▼

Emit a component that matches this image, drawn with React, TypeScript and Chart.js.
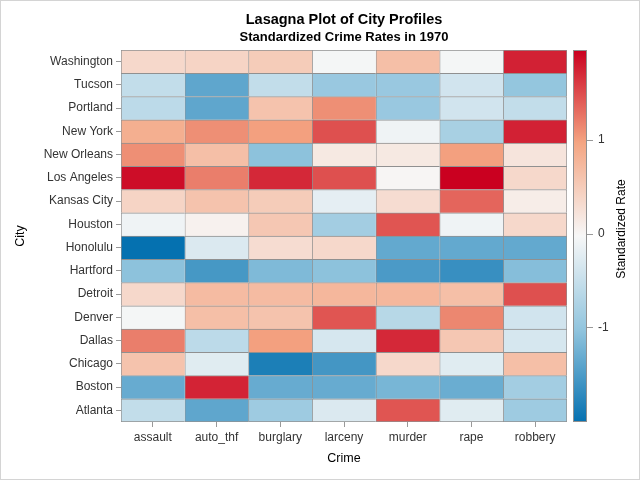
import { useEffect, useRef } from 'react';
import { Chart, registerables } from 'chart.js';

Chart.register(...registerables);

const FONT = '"Liberation Sans", Arial, sans-serif';

const cities = ['Washington', 'Tucson', 'Portland', 'New York', 'New Orleans', 'Los Angeles', 'Kansas City', 'Houston', 'Honolulu', 'Hartford', 'Detroit', 'Denver', 'Dallas', 'Chicago', 'Boston', 'Atlanta'];
const crimes = ['assault', 'auto_thf', 'burglary', 'larceny', 'murder', 'rape', 'robbery'];

// standardized values, in the city order above
const assault = [0.35, -0.55, -0.6, 0.85, 1.1, 1.88, 0.4, -0.1, -2.01, -1.05, 0.35, -0.05, 1.2, 0.6, -1.32, -0.55];
const autoThf = [0.4, -1.38, -1.38, 1.1, 0.65, 1.2, 0.6, 0.05, -0.3, -1.55, 0.7, 0.65, -0.6, -0.25, 1.75, -1.38];
const burglary = [0.5, -0.55, 0.6, 1.0, -1.05, 1.72, 0.5, 0.55, 0.3, -1.15, 0.7, 0.6, 1.0, -1.85, -1.32, -0.9];
const larceny = [-0.05, -0.95, 1.1, 1.48, 0.15, 1.48, -0.2, -0.85, 0.35, -1.05, 0.75, 1.45, -0.35, -1.57, -1.32, -0.3];
const murder = [0.65, -0.95, -0.95, -0.1, 0.15, 0.0, 0.3, 1.45, -1.35, -1.52, 0.75, -0.65, 1.72, 0.35, -1.2, 1.45];
const rape = [-0.05, -0.4, -0.4, -0.8, 1.0, 1.96, 1.35, -0.1, -1.35, -1.65, 0.65, 1.15, 0.55, -0.25, -1.3, -0.25];
const robbery = [1.76, -1.0, -0.55, 1.76, 0.2, 0.35, 0.1, 0.35, -1.35, -1.1, 1.48, -0.4, -0.35, 0.65, -0.85, -0.9];

const seriesValues = [assault, autoThf, burglary, larceny, murder, rape, robbery];
const legendTicks = [-1, 0, 1];

const CB_MIN = -2.01;
const CB_MAX = 1.96;
const rampColors = ['#0571b0', '#92c5de', '#f7f7f7', '#f4a582', '#ca0020'];

function hexToRgb(h: string) {
  const n = parseInt(h.slice(1), 16);
  return [(n >> 16) & 255, (n >> 8) & 255, n & 255];
}

function colorFor(v: number) {
  let t = (v - CB_MIN) / (CB_MAX - CB_MIN);
  t = Math.max(0, Math.min(1, t));
  const seg = t * (rampColors.length - 1);
  const i = Math.min(rampColors.length - 2, Math.floor(seg));
  const f = seg - i;
  const a = hexToRgb(rampColors[i]);
  const b = hexToRgb(rampColors[i + 1]);
  const c = a.map((x, k) => Math.round(x + (b[k] - x) * f));
  return `rgb(${c[0]},${c[1]},${c[2]})`;
}

const colorBarPlugin = {
  id: 'colorBar',
  afterDraw(chart: any) {
    const cb = chart.scales.cb;
    const ctx = chart.ctx;
    const top = cb.getPixelForValue(CB_MAX);
    const bottom = cb.getPixelForValue(CB_MIN);
    const x0 = Math.round(cb.left) + 6;
    const w = 14;
    ctx.save();
    const grad = ctx.createLinearGradient(0, bottom, 0, top);
    rampColors.forEach((c, i) => grad.addColorStop(i / (rampColors.length - 1), c));
    ctx.fillStyle = grad;
    ctx.fillRect(x0, top, w, bottom - top);
    ctx.strokeStyle = '#909090';
    ctx.lineWidth = 1;
    ctx.strokeRect(x0 + 0.5, Math.round(top) + 0.5, w - 1, Math.round(bottom - top) - 1);
    ctx.strokeStyle = '#999999';
    cb.ticks.forEach((t: any) => {
      const y = Math.round(cb.getPixelForValue(t.value)) + 0.5;
      ctx.beginPath();
      ctx.moveTo(x0 + w, y);
      ctx.lineTo(x0 + w + 6, y);
      ctx.stroke();
    });
    ctx.translate(cb.left + 55, (chart.chartArea.top + chart.chartArea.bottom) / 2 - 7);
    ctx.rotate(-Math.PI / 2);
    ctx.fillStyle = '#000';
    ctx.font = `12px ${FONT}`;
    ctx.textAlign = 'center';
    ctx.textBaseline = 'middle';
    ctx.fillText('Standardized Rate', 0, 0);
    ctx.restore();
  },
};

export default function App() {
  const ref = useRef<HTMLCanvasElement>(null);
  useEffect(() => {
    if (!ref.current) return;
    Chart.defaults.font.family = FONT;
    const chart = new Chart(ref.current, {
      type: 'bar',
      data: {
        labels: cities,
        datasets: crimes.map((c, i) => ({
          label: c,
          data: cities.map(() => [i - 0.5, i + 0.5]),
          backgroundColor: seriesValues[i].map(colorFor),
          borderColor: '#909090',
          borderWidth: (ctx: any) => ({ left: 1, top: 1, right: ctx.datasetIndex === crimes.length - 1 ? 1 : 0, bottom: ctx.dataIndex === cities.length - 1 ? 1 : 0 }),
          borderSkipped: false,
          barPercentage: 1,
          categoryPercentage: 1,
          grouped: false,
        })) as any,
      },
      options: {
        indexAxis: 'y',
        animation: false,
        responsive: false,
        layout: { padding: 0 },
        plugins: {
          legend: { display: false },
          tooltip: { enabled: false },
          title: {
            display: true,
            text: 'Lasagna Plot of City Profiles',
            fullSize: false,
            color: '#000',
            font: { size: 14.5, weight: 'bold', family: FONT },
            padding: { top: 10, bottom: 0 },
          },
          subtitle: {
            display: true,
            text: 'Standardized Crime Rates in 1970',
            fullSize: false,
            color: '#000',
            font: { size: 13, weight: 'bold', family: FONT },
            padding: { top: 1, bottom: 5 },
          },
        },
        scales: {
          x: {
            type: 'linear',
            min: -0.5,
            max: 6.5,
            offset: false,
            afterBuildTicks: (s: any) => { s.ticks = crimes.map((_, i) => ({ value: i })); },
            afterFit: (s: any) => { s.height = 57; },
            ticks: { callback: (v: any) => crimes[v], autoSkip: false, maxRotation: 0, color: '#333', font: { size: 12 }, padding: 3 },
            grid: { drawOnChartArea: false, drawTicks: true, tickLength: 5, color: '#999' },
            border: { display: false },
            title: { display: true, text: 'Crime', color: '#000', font: { size: 12.5 }, padding: { top: 4, bottom: 13 } },
          },
          y: {
            type: 'category',
            offset: true,
            afterFit: (s: any) => { s.width = 120; },
            ticks: { color: '#333', font: { size: 12 }, padding: 3 },
            grid: { drawOnChartArea: false, drawTicks: true, tickLength: 5, color: '#999', offset: false },
            border: { display: false },
            title: { display: true, text: 'City', color: '#000', font: { size: 12.5 }, padding: { top: 12, bottom: 0 } },
          },
          cb: {
            type: 'linear',
            position: 'right',
            axis: 'y',
            offset: false,
            min: CB_MIN,
            max: CB_MAX,
            afterBuildTicks: (s: any) => { s.ticks = legendTicks.map((v) => ({ value: v })); },
            afterFit: (s: any) => { s.width = 72; },
            ticks: { color: '#333', font: { size: 12 }, padding: 31 },
            grid: { display: false, drawTicks: false, offset: false },
            border: { display: false },
          },
        } as any,
      },
      plugins: [colorBarPlugin],
    });
    return () => chart.destroy();
  }, []);
  return (
    <div style={{ position: 'absolute', left: 0, top: 0, width: 640, height: 480, boxSizing: 'border-box', border: '1px solid #d4d4d4', background: '#fff' }}>
      <canvas ref={ref} width={638} height={478} style={{ display: 'block' }} />
    </div>
  );
}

▲

§ **INSTRUCTIONS TO FOLLOW**
From the first line of the material down to the line containing "['#0571b0', '#92c5de', '#f7f7f7', '#f4a582', '#ca0020'];", inclusive, return each line exactly, skipping any picture.

§ **IN RESPONSE**
Emit a component that matches this image, drawn with React, TypeScript and Chart.js.
import { useEffect, useRef } from 'react';
import { Chart, registerables } from 'chart.js';

Chart.register(...registerables);

const FONT = '"Liberation Sans", Arial, sans-serif';

const cities = ['Washington', 'Tucson', 'Portland', 'New York', 'New Orleans', 'Los Angeles', 'Kansas City', 'Houston', 'Honolulu', 'Hartford', 'Detroit', 'Denver', 'Dallas', 'Chicago', 'Boston', 'Atlanta'];
const crimes = ['assault', 'auto_thf', 'burglary', 'larceny', 'murder', 'rape', 'robbery'];

// standardized values, in the city order above
const assault = [0.35, -0.55, -0.6, 0.85, 1.1, 1.88, 0.4, -0.1, -2.01, -1.05, 0.35, -0.05, 1.2, 0.6, -1.32, -0.55];
const autoThf = [0.4, -1.38, -1.38, 1.1, 0.65, 1.2, 0.6, 0.05, -0.3, -1.55, 0.7, 0.65, -0.6, -0.25, 1.75, -1.38];
const burglary = [0.5, -0.55, 0.6, 1.0, -1.05, 1.72, 0.5, 0.55, 0.3, -1.15, 0.7, 0.6, 1.0, -1.85, -1.32, -0.9];
const larceny = [-0.05, -0.95, 1.1, 1.48, 0.15, 1.48, -0.2, -0.85, 0.35, -1.05, 0.75, 1.45, -0.35, -1.57, -1.32, -0.3];
const murder = [0.65, -0.95, -0.95, -0.1, 0.15, 0.0, 0.3, 1.45, -1.35, -1.52, 0.75, -0.65, 1.72, 0.35, -1.2, 1.45];
const rape = [-0.05, -0.4, -0.4, -0.8, 1.0, 1.96, 1.35, -0.1, -1.35, -1.65, 0.65, 1.15, 0.55, -0.25, -1.3, -0.25];
const robbery = [1.76, -1.0, -0.55, 1.76, 0.2, 0.35, 0.1, 0.35, -1.35, -1.1, 1.48, -0.4, -0.35, 0.65, -0.85, -0.9];

const seriesValues = [assault, autoThf, burglary, larceny, murder, rape, robbery];
const legendTicks = [-1, 0, 1];

const CB_MIN = -2.01;
const CB_MAX = 1.96;
const rampColors = ['#0571b0', '#92c5de', '#f7f7f7', '#f4a582', '#ca0020'];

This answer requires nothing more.